DIRECTIONS FOR THIS TASK:
Omit the pictures and print exactly the lines of the listing below, starting at the first and ending at the line containing "const aPLabel = 'p<0.001';".

INFORMATION PROVIDED:
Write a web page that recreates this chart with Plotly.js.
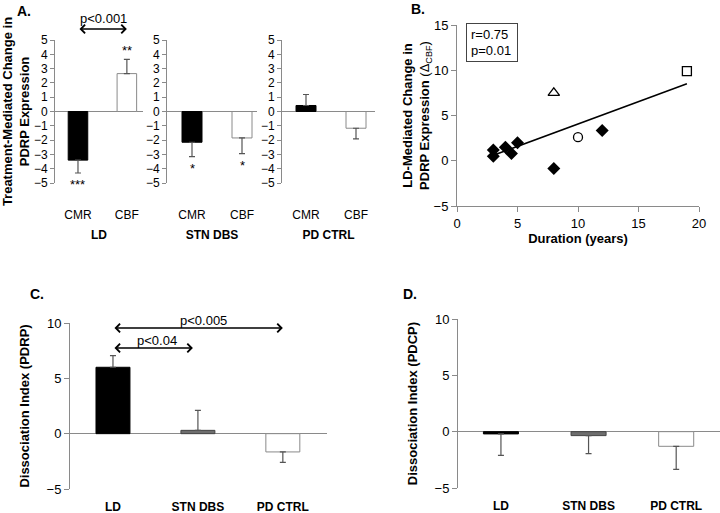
<!DOCTYPE html>
<html><head><meta charset="utf-8">
<script src="https://cdn.plot.ly/plotly-3.0.1.min.js"></script>
<style>html,body{margin:0;padding:0;background:#fff;} #chart{width:720px;height:513px;}</style>
</head><body><div id="chart"></div>
<script>
// ---------- Panel A data ----------
const aCategories = ['CMR', 'CBF'];
const aGroups = ['LD', 'STN DBS', 'PD CTRL'];
const ldChange = [-3.4, 2.65];
const ldSem = [0.9, 1.0];
const ldStars = ['***', '**'];
const stnChange = [-2.15, -1.85];
const stnSem = [1.0, 1.1];
const stnStars = ['*', '*'];
const pdChange = [0.42, -1.17];
const pdSem = [0.77, 0.75];
const pdStars = ['', ''];
const aPLabel = 'p<0.001';

// ---------- Panel B data ----------
const bDurDiamond = [3, 3, 4, 4.5, 5, 8, 12];
const bChgDiamond = [0.5, 1.2, 1.5, 0.8, 2.0, -0.85, 3.35];
const bDurTriangle = [8];
const bChgTriangle = [7.5];
const bDurCircle = [10];
const bChgCircle = [2.6];
const bDurSquare = [19];
const bChgSquare = [9.9];
const bFitX = [3, 19];
const bFitY = [0.6, 8.5];
const bStats = ['r=0.75', 'p=0.01'];

// ---------- Panels C & D data ----------
const cdGroups = ['LD', 'STN DBS', 'PD CTRL'];
const pdrpIndex = [6.0, 0.3, -1.65];
const pdrpSem = [1.05, 1.8, 0.95];
const pdcpIndex = [-0.2, -0.35, -1.3];
const pdcpSem = [1.9, 1.6, 2.05];
const cComparisons = [
  {to: 'PD CTRL', label: 'p<0.005'},
  {to: 'STN DBS', label: 'p<0.04'}
];

// ---------- styling ----------
const FONT = 'Liberation Sans, Arial, Helvetica, sans-serif';
const GREY = '#8a8a8a';
const W = 720, H = 513;
const px = p => p / W;
const py = p => 1 - p / H;

function errs(vals, sem) {
  return {
    type: 'data', symmetric: false,
    array: vals.map((v, i) => v >= 0 ? sem[i] : 0),
    arrayminus: vals.map((v, i) => v < 0 ? sem[i] : 0),
    color: '#555', thickness: 1.2, width: 3
  };
}

function barTrace(cats, vals, sem, fills, lines, xa, ya) {
  return {
    type: 'bar', x: cats, y: vals, width: 0.4,
    marker: {color: fills, line: {color: lines, width: 1}},
    error_y: errs(vals, sem), xaxis: xa, yaxis: ya, hoverinfo: 'skip'
  };
}

const aFills = ['#000000', '#ffffff'];
const aLines = ['#000000', GREY];
const cdFills = ['#000000', '#6e6e6e', '#ffffff'];
const cdLines = ['#000000', '#444444', GREY];

const traces = [
  barTrace(aCategories, ldChange, ldSem, aFills, aLines, 'x', 'y'),
  barTrace(aCategories, stnChange, stnSem, aFills, aLines, 'x2', 'y2'),
  barTrace(aCategories, pdChange, pdSem, aFills, aLines, 'x3', 'y3'),
  {type: 'scatter', mode: 'lines', x: bFitX, y: bFitY, line: {color: '#000', width: 1.5}, xaxis: 'x4', yaxis: 'y4'},
  {type: 'scatter', mode: 'markers', x: bDurDiamond, y: bChgDiamond, marker: {symbol: 'diamond', size: 10, color: '#000'}, xaxis: 'x4', yaxis: 'y4'},
  {type: 'scatter', mode: 'markers', x: bDurTriangle, y: bChgTriangle, marker: {symbol: 'triangle-up-open', size: 10, color: '#000', line: {width: 1.3}}, xaxis: 'x4', yaxis: 'y4'},
  {type: 'scatter', mode: 'markers', x: bDurCircle, y: bChgCircle, marker: {symbol: 'circle-open', size: 9, color: '#000', line: {width: 1.3}}, xaxis: 'x4', yaxis: 'y4'},
  {type: 'scatter', mode: 'markers', x: bDurSquare, y: bChgSquare, marker: {symbol: 'square-open', size: 9, color: '#000', line: {width: 1.3}}, xaxis: 'x4', yaxis: 'y4'},
  barTrace(cdGroups, pdrpIndex, pdrpSem, cdFills, cdLines, 'x5', 'y5'),
  barTrace(cdGroups, pdcpIndex, pdcpSem, cdFills, cdLines, 'x6', 'y6')
];

function yBar(top, bottom, range, dtick, fs, anchor, title, standoff) {
  const ax = {
    domain: [py(bottom), py(top)], range: range, dtick: dtick, anchor: anchor,
    showline: true, linecolor: GREY, linewidth: 1, ticks: 'outside', ticklen: 4, tickcolor: GREY,
    showgrid: false, zeroline: true, zerolinecolor: GREY, zerolinewidth: 1.5,
    tickfont: {size: fs, color: '#000'}, fixedrange: true
  };
  if (title) ax.title = {text: title, font: {size: 13, color: '#000'}, standoff: standoff};
  return ax;
}

function xCat(left, right, range, anchor, fs, bold, standoff, title, tstand) {
  const ax = {
    domain: [px(left), px(right)], range: range, type: 'category', anchor: anchor,
    showline: false, ticks: '', showgrid: false, zeroline: false,
    tickfont: {size: fs, color: '#000', weight: bold ? 'bold' : 'normal'},
    ticklabelstandoff: standoff, fixedrange: true
  };
  if (title) ax.title = {text: title, font: {size: 12, color: '#000', weight: 'bold'}, standoff: tstand};
  return ax;
}

const layout = {
  width: W, height: H, margin: {l: 0, r: 0, t: 0, b: 0},
  paper_bgcolor: '#fff', plot_bgcolor: 'rgba(0,0,0,0)', showlegend: false,
  font: {family: FONT, color: '#000', size: 12},
  bargap: 0,
  // Panel A
  xaxis: xCat(55, 143, [-0.47, 1.33], 'y', 12, false, 23, aGroups[0], 9),
  yaxis: yBar(40, 183, [-5, 5], 1, 12, 'x', '<b>Treatment-Mediated Change in<br>PDRP Expression</b>', 4),
  xaxis2: xCat(167, 257, [-0.5, 1.3], 'y2', 12, false, 23, aGroups[1], 9),
  yaxis2: yBar(40, 183, [-5, 5], 1, 12, 'x2'),
  xaxis3: xCat(282, 375, [-0.48, 1.38], 'y3', 12, false, 23, aGroups[2], 9),
  yaxis3: yBar(40, 183, [-5, 5], 1, 12, 'x3'),
  // Panel B
  xaxis4: {domain: [px(457), px(699)], range: [0, 20], dtick: 5, anchor: 'y4',
    showline: true, linecolor: GREY, ticks: 'outside', ticklen: 5, tickcolor: GREY,
    showgrid: false, zeroline: false, tickfont: {size: 13, color: '#000'},
    title: {text: '<b>Duration (years)</b>', font: {size: 13, color: '#000'}, standoff: 4}},
  yaxis4: {domain: [py(206), py(25)], range: [-5, 15], dtick: 5, anchor: 'x4',
    showline: true, linecolor: GREY, ticks: 'outside', ticklen: 5, tickcolor: GREY,
    showgrid: false, zeroline: false, tickfont: {size: 13, color: '#000'},
    title: {text: '<b>LD-Mediated Change in<br>PDRP Expression</b> (Δ<sub>CBF</sub>)', font: {size: 13, color: '#000'}, standoff: 0}},
  // Panel C
  xaxis5: xCat(70, 327, [-0.506, 2.52], 'y5', 12, true, 9),
  yaxis5: Object.assign(yBar(323, 489, [-5, 10], 5, 13, 'x5', '<b>Dissociation Index (PDRP)</b>', 14), {ticklen: 5}),
  // Panel D
  xaxis6: xCat(458, 720, [-0.49, 2.5], 'y6', 12, true, 9),
  yaxis6: Object.assign(yBar(319, 488, [-5, 10], 5, 13, 'x6', '<b>Dissociation Index (PDCP)</b>', 14), {ticklen: 5}),
  annotations: [],
  shapes: []
};

const ann = layout.annotations;
// panel letters
[['A.', 24, 11], ['B.', 418, 9], ['C.', 37, 294], ['D.', 410, 294]].forEach(([t, x, y]) => {
  ann.push({text: '<b>' + t + '</b>', xref: 'paper', yref: 'paper', x: px(x), y: py(y),
    xanchor: 'center', yanchor: 'middle', showarrow: false, font: {size: 14}});
});

// stars in panel A
[[ldChange, ldSem, ldStars, 'x', 'y'], [stnChange, stnSem, stnStars, 'x2', 'y2'], [pdChange, pdSem, pdStars, 'x3', 'y3']]
  .forEach(([vals, sem, stars, xa, ya]) => {
    vals.forEach((v, i) => {
      if (!stars[i]) return;
      const end = v >= 0 ? v + sem[i] : v - sem[i];
      ann.push({text: stars[i], xref: xa, yref: ya, x: aCategories[i], y: end,
        yanchor: 'middle', yshift: v >= 0 ? 9 : -12, showarrow: false, font: {size: 13}});
    });
  });

// comparison arrow in panel A
ann.push({text: '', xref: 'x', yref: 'paper', x: 1, y: py(29), axref: 'x', ax: 0, ayref: 'pixel', ay: 0,
  showarrow: true, arrowside: 'end+start', arrowhead: 4, startarrowhead: 4, arrowsize: 1.1, startarrowsize: 1.1,
  arrowwidth: 1.5, arrowcolor: '#000'});
ann.push({text: aPLabel, xref: 'paper', yref: 'paper', x: px(104), y: py(18), xanchor: 'center', yanchor: 'middle',
  showarrow: false, font: {size: 13}});

// stats box panel B
ann.push({text: bStats.join('<br>'), xref: 'paper', yref: 'paper', x: px(466), y: py(23), xanchor: 'left', yanchor: 'top',
  align: 'left', showarrow: false, bordercolor: '#444', borderwidth: 1, borderpad: 4, bgcolor: '#fff',
  width: 42, height: 29, font: {size: 13}});

// comparison arrows panel C
const cArrowY = [328, 348];
const cTextPos = [[203, 320], [157, 340]];
cComparisons.forEach((c, k) => {
  ann.push({text: '', xref: 'x5', yref: 'paper', x: cdGroups.indexOf(c.to), y: py(cArrowY[k]),
    axref: 'x5', ax: 0, ayref: 'pixel', ay: 0, standoff: k === 1 ? 5 : 0,
    showarrow: true, arrowside: 'end+start', arrowhead: 4, startarrowhead: 4, arrowsize: 1.1, startarrowsize: 1.1,
    arrowwidth: 1.5, arrowcolor: '#000'});
  ann.push({text: c.label, xref: 'paper', yref: 'paper', x: px(cTextPos[k][0]), y: py(cTextPos[k][1]),
    xanchor: 'center', yanchor: 'middle', showarrow: false, font: {size: 13}});
});

Plotly.newPlot('chart', traces, layout, {staticPlot: true, displayModeBar: false});
</script>
</body></html>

OUTPUT OF THE TASK:
Write a web page that recreates this chart with Plotly.js.
<!DOCTYPE html>
<html><head><meta charset="utf-8">
<script src="https://cdn.plot.ly/plotly-3.0.1.min.js"></script>
<style>html,body{margin:0;padding:0;background:#fff;} #chart{width:720px;height:513px;}</style>
</head><body><div id="chart"></div>
<script>
// ---------- Panel A data ----------
const aCategories = ['CMR', 'CBF'];
const aGroups = ['LD', 'STN DBS', 'PD CTRL'];
const ldChange = [-3.4, 2.65];
const ldSem = [0.9, 1.0];
const ldStars = ['***', '**'];
const stnChange = [-2.15, -1.85];
const stnSem = [1.0, 1.1];
const stnStars = ['*', '*'];
const pdChange = [0.42, -1.17];
const pdSem = [0.77, 0.75];
const pdStars = ['', ''];
const aPLabel = 'p<0.001';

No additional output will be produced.